What's curious is that Moore is apparently oblivious to the fact Electronic Arts is following very similar attitudes. If people wanted to play Mass Effect 3, they also needed to install Origin. If people wanted to get at the aforementioned SimCity, they needed to always play Online. There are countless occasions where, in trying to get to what they want, players are forced to take additional add-ons Electronic Arts have forced upon them.

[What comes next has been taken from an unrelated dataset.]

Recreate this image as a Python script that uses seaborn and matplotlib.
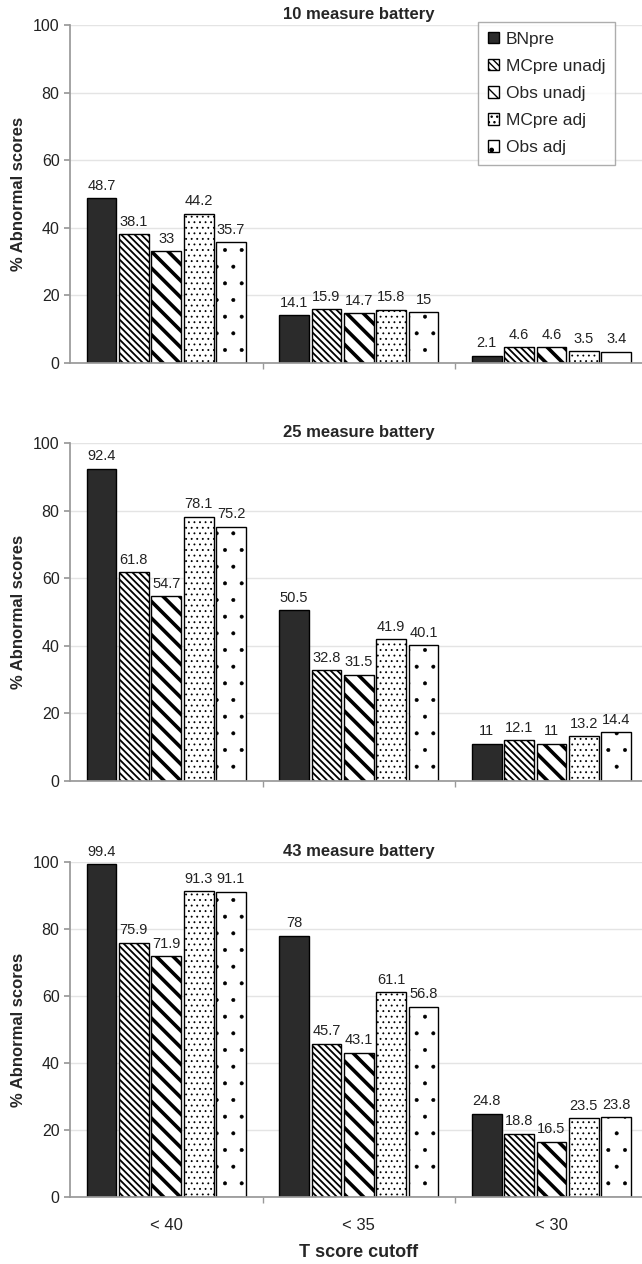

Then there's that final line. It's supposed to be in reference to a new market overcoming the cantankerous designs and backwards ideas of the old, but here's the thing: When has this not been the case? It's the user's cash, they just need to show a bit of self control and they promptly take control away from the publisher. Don't want Origin? Fine, i'll buy Mass Effect 3 for the console. Don't want always-on DRM? Fine, i'll stick to the older SimCity titles.
Or, given how much EA resembles the music industry, are we instead to read this as something they fear happening? Lord knows all their efforts to retain control at every turn certainly suggests this.

The entire speech was a good idea gone horribly wrong. Rather than actually addressing an interesting concept, it effectively just devolved into a thinly veiled attempt to shame audiences who criticise EA and oppose its practices. This, above all, is why the company can do nothing right. Even after all this time, even after backlash after backlash, managing to turn itself into the villain of all gaming, they still have not learnt a thing. For all they keep protesting they can change and improve for the better, such motivations only go so far as it will guarantee them cash.

Then again, what else would you expect from this company by now.

1 comment:

  1. A good article and a good dissection on why this argument just doesn't work, and you managed to avoid falling into the trap of just dismissing statements outright.

    What Peter Moore is doing is really just scape-goating, he doesn't want to actually look at what the problem is, so he's trying to pin it to something else and hope that causes it to go away.